Et de trois. C’est armé de l’adhésion du Canada à un traité international sur le commerce d’armes que Daniel Turp se tournera une fois de plus vers les tribunaux pour faire invalider la vente de blindés canadiens à l’Arabie saoudite. Le Devoir a appris que le constitutionnaliste s’adressera une nouvelle fois à la Cour fédérale d’ici quelques semaines.
M. Turp tente depuis deux ans de faire annuler le contrat de 15 milliards de dollars qui prévoit l’exportation de blindés du manufacturier ontarien General Dynamics Land Systems en Arabie saoudite.
Après deux revers en Cour fédérale, le professeur d’université et ex-député revient à la charge. Il évoquera cette fois-ci les obligations légales prévues dans la nouvelle loi canadienne qui entérine l’adhésion du Canada au Traité sur le commerce des armes de l’ONU. M. Turp prévoit en faire l’annonce jeudi, en marge d’une conférence sur le sujet à Genève.
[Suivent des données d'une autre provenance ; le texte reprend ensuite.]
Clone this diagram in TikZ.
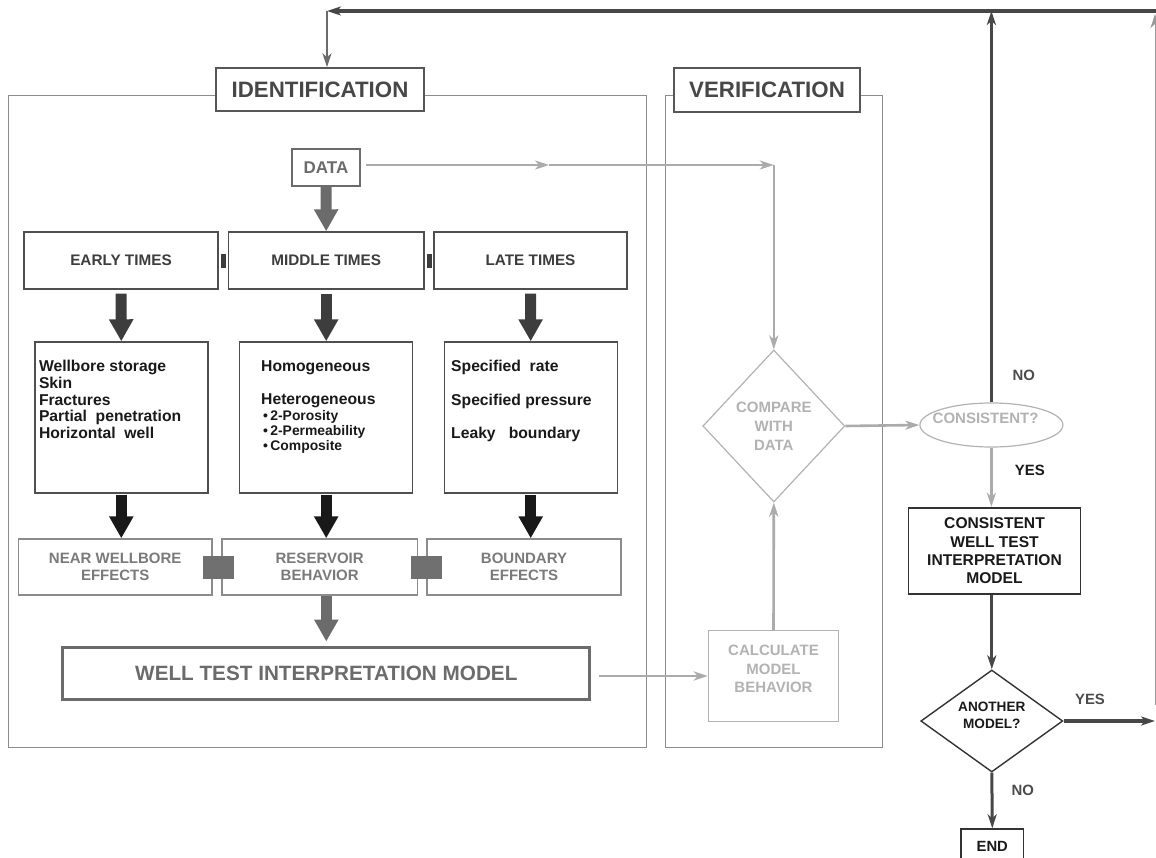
\documentclass[tikz,border=0pt]{standalone}
\usepackage{fontspec}
\setmainfont{Liberation Sans}
\usetikzlibrary{arrows.meta,shapes.geometric}

\begin{document}
\begin{tikzpicture}[x=1pt,y=-1pt,>={Stealth[length=14pt,width=9pt,inset=4pt]},font=\bfseries,
  plainbox/.style={draw=black!69,line width=1.4pt,inner sep=0pt,align=center},
  header/.style={plainbox,draw=black!66,fill=white,text=black!72,font=\bfseries\fontsize{22.3}{26}\selectfont},
  databox/.style={plainbox,draw=black!58,text=black!58,font=\bfseries\fontsize{17}{20}\selectfont},
  timebox/.style={plainbox,text=black!76,minimum height=57pt,font=\bfseries\fontsize{15.3}{18}\selectfont},
  listbox/.style={plainbox,minimum width=173pt,minimum height=151pt},
  listtext/.style={inner sep=0pt,anchor=north west,align=left,text=black!90,font=\bfseries\fontsize{15.7}{16.6}\selectfont},
  subtext/.style={listtext,font=\bfseries\fontsize{13.9}{15}\selectfont},
  effbox/.style={plainbox,draw=black!45,text=black!52,minimum height=56pt,font=\bfseries\fontsize{15}{16.7}\selectfont},
  modelbox/.style={plainbox,draw=black!58,line width=3pt,text=black!58,font=\bfseries\fontsize{20.7}{24}\selectfont},
  palebox/.style={plainbox,draw=black!30,text=black!30,font=\bfseries\fontsize{15}{18.8}\selectfont},
  darkbox/.style={plainbox,draw=black!80,text=black!90,font=\bfseries\fontsize{15.6}{18.3}\selectfont},
  answer/.style={inner sep=0pt,text=black!70,font=\bfseries\fontsize{14.9}{18}\selectfont},
  panel/.style={draw=black!45,line width=0.9pt},
  fatarrow/.style={line width=11pt,-{Triangle[length=22pt,width=23pt]}},
  palelink/.style={->,draw=black!33,line width=2.6pt},
  darklink/.style={->,draw=black!72,line width=3pt},
  joint/.style={fill=black!76,inner sep=0pt,minimum width=5pt,minimum height=14pt},
  bigjoint/.style={fill=black!56,inner sep=0pt,minimum width=31pt,minimum height=23pt}]
% pixel grid of the scan: x to the right, y downwards
\clip (0,0) rectangle (1156,858);
\draw[panel] (8.4,95) rectangle (646.8,747);
\draw[panel] (665,95) rectangle (882.5,747);
\node[header,minimum width=208pt,minimum height=43pt] (ident) at (320,89.5) {IDENTIFICATION};
\node[header,minimum width=186pt,minimum height=44pt] (verif) at (767,90) {VERIFICATION};
\node[databox,minimum width=68pt,minimum height=37pt] (data) at (326,167.5) {DATA};
\node[timebox,minimum width=194pt] (early) at (121,260.5) {EARLY TIMES};
\node[timebox,minimum width=195.5pt] (middle) at (326.2,260.5) {MIDDLE TIMES};
\node[timebox,minimum width=193pt] (late) at (530.5,260.5) {LATE TIMES};
\node[joint] (earlyjoint) at (223.5,261) {};
\node[joint] (latejoint) at (429,261) {};
\node[listbox] (wellbore) at (121.3,417.5) {};
\node[listbox] (reservoir) at (326.2,417.5) {};
\node[listbox] (boundary) at (530.7,417.5) {};
\node[listtext] (wellboretext) at (38.8,360.4) {Wellbore storage\\Skin\\Fractures\\Partial~ penetration\\Horizontal~ well};
\node[listtext] (reservoirtext) at (261,360.4) {Homogeneous\\[16.6pt]Heterogeneous};
\node[subtext] (reservoirsub) at (263,410) {•\,2-Porosity\\•\,2-Permeability\\•\,Composite};
\node[listtext] (boundarytext) at (451,360.4) {Specified~ rate\\[16.6pt]Specified pressure\\[16.6pt]Leaky~~ boundary};
\node[effbox,minimum width=193.6pt] (neareff) at (115.2,567) {NEAR WELLBORE\\EFFECTS};
\node[effbox,minimum width=195.4pt] (reseff) at (319.7,567) {RESERVOIR\\BEHAVIOR};
\node[effbox,minimum width=194pt] (boundeff) at (524,567) {BOUNDARY\\EFFECTS};
\node[bigjoint] (nearjoint) at (218.8,567.5) {};
\node[bigjoint] (boundjoint) at (426.3,567.5) {};
\node[modelbox,minimum width=527pt,minimum height=52pt] (model) at (326.3,673) {WELL TEST INTERPRETATION MODEL};
\node[palebox,minimum width=130pt,minimum height=91pt] (calc) at (773.5,676) {};
\node[palebox,draw=none] (calctext) at (773.5,669) {CALCULATE\\MODEL\\BEHAVIOR};
\node[palebox,diamond,minimum width=142pt,minimum height=152pt,line width=1.2pt] (compare) at (773.8,426) {COMPARE\\WITH\\DATA};
\node[palebox,ellipse,minimum width=143pt,minimum height=44pt,line width=1.2pt] (consist) at (991.4,425) {};
\node[palebox,draw=none] (consisttext) at (985.6,418) {CONSISTENT?};
\node[darkbox,minimum width=172pt,minimum height=86.5pt,line width=1.8pt] (valid) at (994.5,551) {CONSISTENT\\WELL TEST\\INTERPRETATION\\MODEL};
\node[darkbox,diamond,minimum width=142pt,minimum height=102pt,line width=1.4pt] (another) at (991.8,721) {};
\node[darkbox,draw=none,font=\bfseries\fontsize{13.6}{17}\selectfont] (anothertext) at (991.8,715.5) {ANOTHER\\MODEL?};
\node[darkbox,minimum width=62.7pt,minimum height=35pt,line width=1.4pt,font=\bfseries\fontsize{14.8}{18}\selectfont] (finish) at (992.3,846.5) {END};
\node[answer] (consistno) at (1023.7,375) {NO};
\node[answer,text=black!90] (consistyes) at (1029.8,470) {YES};
\node[answer] (anotheryes) at (1090,699) {YES};
\node[answer] (anotherno) at (1022.7,790) {NO};
\coordinate (topright) at (1156,11);
\coordinate (topcorner) at (327,11);
\coordinate (datamid) at (549,165);
\coordinate (datacorner) at (773.8,165);
\coordinate (edgelow) at (1155,705);
\coordinate (yesend) at (1155,721);
\draw[darklink,line width=3.5pt] (topright) -- (topcorner);
\draw[->,black!58,line width=2pt] (topcorner) -- (topcorner |- ident.north);
\draw[fatarrow,black!58] (data.south) -- (middle.north);
\foreach \from/\to in {early/wellbore,middle/reservoir,late/boundary}
  \draw[fatarrow,black!76,shorten <=4pt] (\from.south) -- (\to.north);
\foreach \from/\to in {wellbore/neareff,reservoir/reseff,boundary/boundeff}
  \draw[fatarrow,black!90,shorten <=1pt] (\from.south) -- (\from.south |- \to.north);
\draw[fatarrow,black!58,shorten >=4pt] (model.north |- reseff.south) -- (model.north);
\draw[palelink,line width=2.2pt,shorten <=5pt] (data.east |- datamid) -- (datamid);
\draw[palelink,line width=2.2pt] (datamid) -- (datacorner);
\draw[palelink,line width=2.2pt] (datacorner) -- (compare.north);
\draw[palelink,shorten <=8pt] (model.east |- calc.west) -- (calc.west);
\draw[palelink] (calc.north) -- (compare.south);
\draw[palelink] (compare.east) -- (consist.west);
\draw[palelink] (consist.south) -- (consist.south |- valid.north);
\draw[darklink] (consist.north) -- (consist.north |- topright);
\draw[darklink] (valid.south -| another.north) -- (another.north);
\draw[darklink] (another.south) -- (finish.north);
\draw[darklink,line width=3.5pt] (another.east) -- (yesend);
\draw[->,black!40,line width=0.8pt,shorten >=3pt] (edgelow) -- (edgelow |- topright);
\end{tikzpicture}
\end{document}
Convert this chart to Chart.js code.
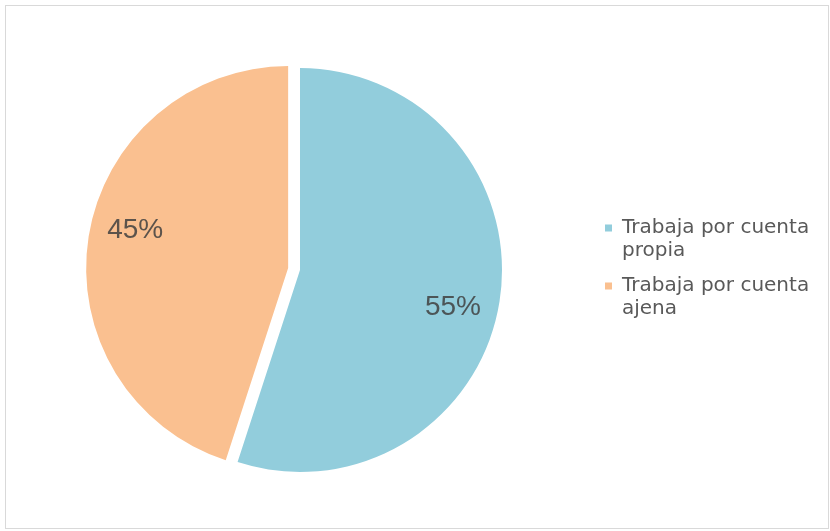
<!DOCTYPE html>
<html>
<head>
<meta charset="utf-8">
<script src="https://cdn.jsdelivr.net/npm/chart.js@4/dist/chart.umd.min.js"></script>
<style>
    html, body { margin: 0; padding: 0; background: #fff; }
    #marco { position: relative; width: 830px; height: 531px; }
    #marco canvas { position: absolute; left: 0; top: 0; }
    #borde { position: absolute; left: 5px; top: 5px; width: 822px; height: 522px; border: 1px solid #d9d9d9; }
</style>
</head>
<body>
<div id="marco">
    <div id="borde"></div>
    <canvas id="grafico-situacion" width="830" height="531"></canvas>
</div>
<script>
// categorias partidas en dos lineas para la leyenda
const categorias = [['Trabaja por cuenta', 'propia'], ['Trabaja por cuenta', 'ajena']];
const porcentajes = [55, 45];
const colores = ['#92CDDC', '#FAC090'];

// separacion de cada porcion respecto al centro (px)
const separacion = [0, 12];

const fuenteLeyenda = { family: 'DejaVu Sans', size: 20, lineHeight: 1.15 };

// ancho de la leyenda para dejar la torta centrada en x=300
function anchoLeyenda() {
    const ctx = document.createElement('canvas').getContext('2d');
    ctx.font = fuenteLeyenda.size + 'px "' + fuenteLeyenda.family + '"';
    let maxTexto = 0;
    categorias.forEach(function (c) {
        c.forEach(function (linea) {
            maxTexto = Math.max(maxTexto, ctx.measureText(linea).width);
        });
    });
    return 12 + 7 + fuenteLeyenda.size / 2 + maxTexto + 10;
}

// dibuja cada porcion desplazada sobre su angulo medio, sin agrandar el radio
const porcionesSeparadas = {
    id: 'porcionesSeparadas',
    beforeDatasetDraw(chart, args) {
        const ctx = chart.ctx;
        args.meta.data.forEach(function (arc, i) {
            const p = arc.getProps(['startAngle', 'endAngle']);
            const medio = (p.startAngle + p.endAngle) / 2;
            const d = separacion[i] || 0;
            ctx.save();
            ctx.translate(Math.cos(medio) * d, Math.sin(medio) * d);
            arc.draw(ctx);
            ctx.restore();
        });
        return false;
    }
};

// etiquetas de porcentaje dentro de cada porcion
const etiquetasPorcentaje = {
    id: 'etiquetasPorcentaje',
    afterDatasetsDraw(chart) {
        const ctx = chart.ctx;
        const meta = chart.getDatasetMeta(0);
        ctx.save();
        ctx.font = '28px "Liberation Sans"';
        ctx.fillStyle = 'rgba(64, 64, 64, 0.85)';
        ctx.textAlign = 'center';
        ctx.textBaseline = 'middle';
        meta.data.forEach(function (arc, i) {
            const p = arc.getProps(['x', 'y', 'startAngle', 'endAngle', 'outerRadius']);
            const medio = (p.startAngle + p.endAngle) / 2;
            const d = separacion[i] || 0;
            const cx = p.x + Math.cos(medio) * d;
            const cy = p.y + Math.sin(medio) * d;
            const giro = medio + 0.085;
            const r = p.outerRadius * 0.78;
            ctx.fillText(porcentajes[i] + '%', cx + Math.cos(giro) * r, cy + Math.sin(giro) * r);
        });
        ctx.restore();
    }
};

function drawGraficoSituacion(id) {
    const ctx = document.getElementById(id);
    const izq = 7;
    const legendLeft = 593;
    return new Chart(ctx, {
        type: 'pie',
        data: {
            labels: categorias,
            datasets: [{
                data: porcentajes,
                backgroundColor: colores,
                borderWidth: 0,
                hoverOffset: 0
            }]
        },
        options: {
            responsive: false,
            animation: false,
            layout: {
                padding: {
                    top: 68,
                    bottom: 59,
                    left: izq,
                    right: 830 - legendLeft - anchoLeyenda()
                }
            },
            plugins: {
                legend: {
                    position: 'right',
                    align: 'center',
                    labels: {
                        boxWidth: 7,
                        boxHeight: 7,
                        padding: 12,
                        color: '#595959',
                        font: fuenteLeyenda
                    }
                },
                tooltip: {
                    enabled: false
                }
            }
        },
        plugins: [porcionesSeparadas, etiquetasPorcentaje]
    });
}

drawGraficoSituacion('grafico-situacion');
</script>
</body>
</html>
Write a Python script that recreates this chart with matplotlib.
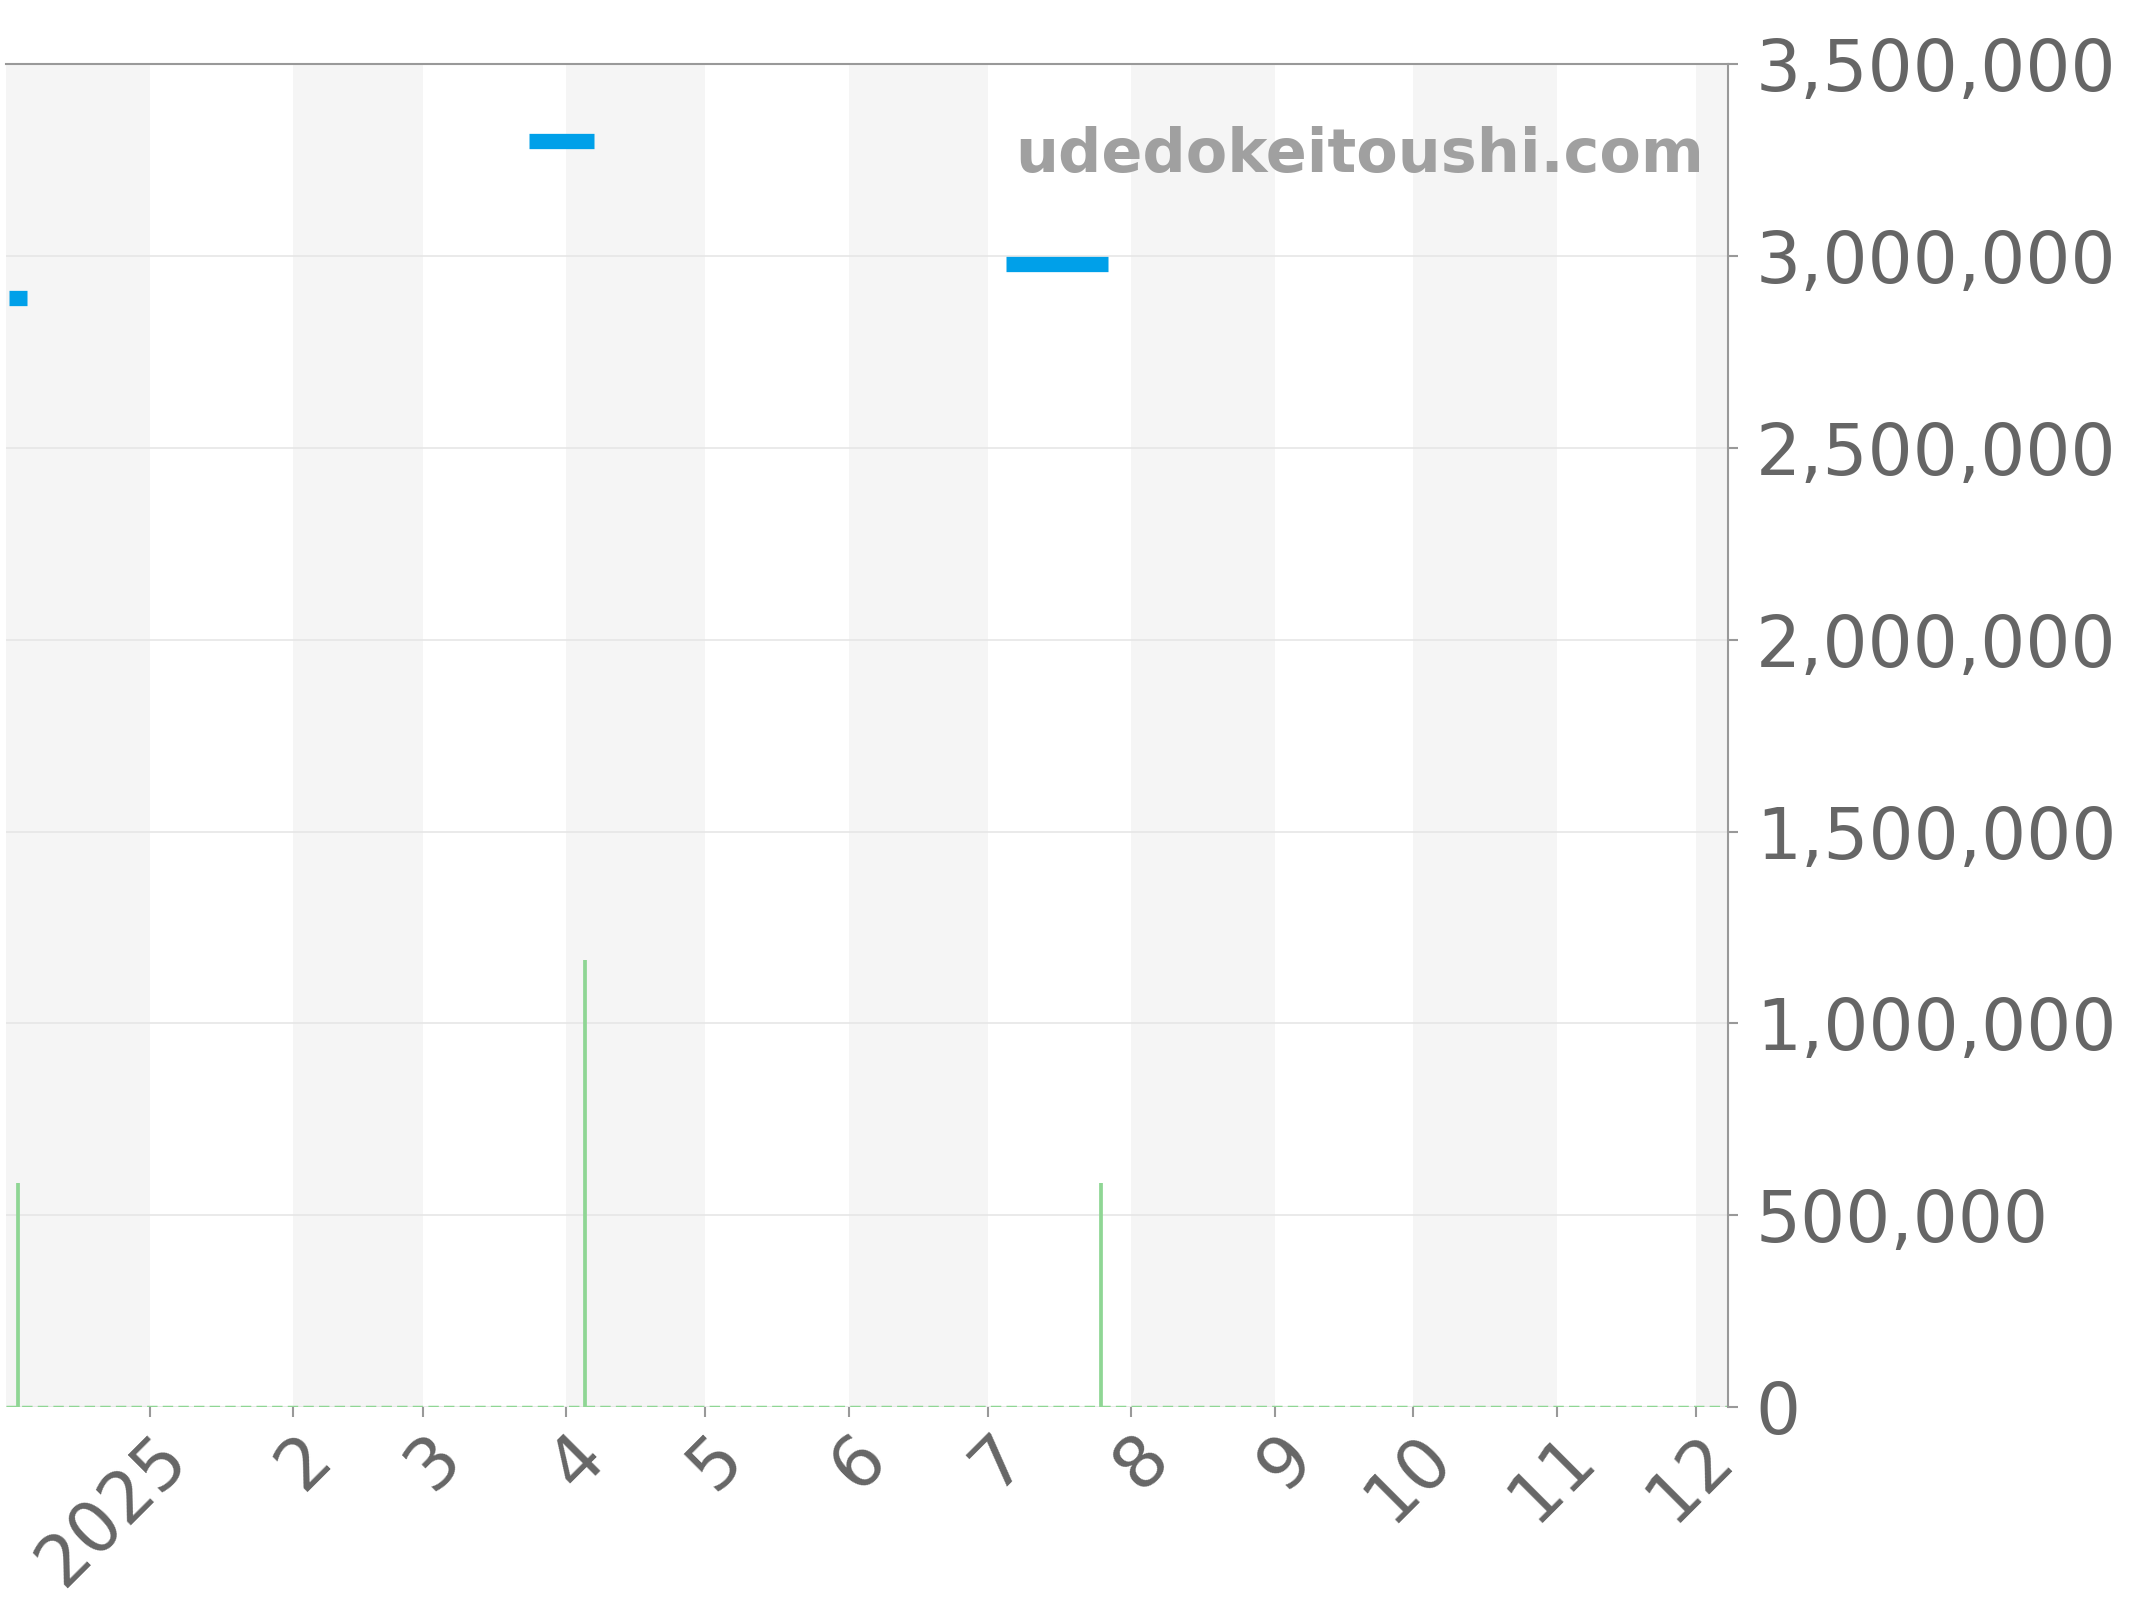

Son recours sera ensuite déposé à la Cour fédérale, suivant l’entrée en vigueur de cette loi le 17 septembre.
Daniel Turp estime que le changement législatif lui offre de nouvelles bases juridiques pour contester le contrat, approuvé par le gouvernement conservateur de Stephen Harper et confirmé par les libéraux de Justin Trudeau, qui ont signé les premiers permis d’exportation en 2016.
« La loi qui met en oeuvre le traité crée maintenant une obligation beaucoup plus claire qu’un ministre ne peut pas user d’une discrétion — comme il pouvait le faire avant — pour décider d’exporter [des armes] malgré un risque que les droits de la personne soient violés », fait valoir M. Turp en entrevue au Devoir. « C’est sur cette base juridique différente, beaucoup plus solide, fondée sur un traité auquel le Canada a maintenant adhéré, que le nouveau recours sera fondé. »
Une nouvelle contestation qui tombe à point dans le calendrier politique, selon M. Turp, puisqu’elle sera présentée en pleine campagne électorale fédérale. « Ça va relancer le débat. Peut-être que les partis vont vouloir se positionner », avoue-t-il espérer.
Nouvel argument ?
Le traité des Nations unies stipule effectivement qu’aucun État « ne doit autoriser le transfert d’armes […] s’il a connaissance, au moment où l’autorisation est demandée, que ces armes ou ces biens pourraient servir à commettre un génocide, des crimes contre l’humanité, des violations graves des Conventions de Genève de 1949, des attaques dirigées contre des civils, ou d’autres crimes de guerre ».
Au Canada, la précédente Loi sur les licences d’exportation et d’importation — que vient remplacer celle entérinant le traité — établissait plutôt que le ministre « peut prendre en considération » le fait que les marchandises puissent être utilisées dans le but « de nuire à la paix, à la sécurité ou à la stabilité ».
La Cour d’appel fédérale a statué, l’an dernier, que le ministre avait à l’époque la discrétion d’approuver l’exportation de blindés « nonobstant le risque raisonnable que le matériel exporté soit utilisé contre une population civile ». La Cour fédérale avait certifié, dans la seconde cause de M. Turp, qu’Ottawa avait fait les vérifications nécessaires avant de délivrer ses licences d’exportation. Mais Daniel Turp veut plaider cette fois-ci que le gouvernement fédéral n’a plus, en vertu du traité, la latitude d’approuver l’envoi de véhicules blindés en Arabie saoudite malgré les risques encourus.
Et bien que le contrat ait été signé il y a déjà quelques années, la cour peut encore intervenir, selon le constitutionnaliste, car les exportations sont toujours en cours. « Le fait que le contrat continue d’être en production et d’avoir des effets, c’est encore pertinent de demander l’annulation des permis d’exportation. » Seule une centaine de véhicules aurait été envoyés en Arabie saoudite, selon lui, sur les 700 ou 900 prévus au contrat (le nombre officiel n’a jamais été divulgué).
M. Turp argue depuis 2017 qu’il existe des preuves que Riyad s’est servi de blindés canadiens pour sévir contre des civils. Le ministère des Affaires mondiales a toutefois statué, l’an dernier, n’avoir « trouvé aucun élément de preuve concluant ».
De passage en comité parlementaire pour discuter de son projet de loi sur la mise en oeuvre du traité, la ministre des Affaires étrangères, Chrystia Freeland, avait plaidé que l’accord onusien ne changerait rien au contrat de General Dynamics. « Le Canada va honorer, dans la mesure du possible, les contrats préexistants », avait-elle affirmé l’an dernier, en évoquant la réputation internationale du Canada comme « partenaire fiable ».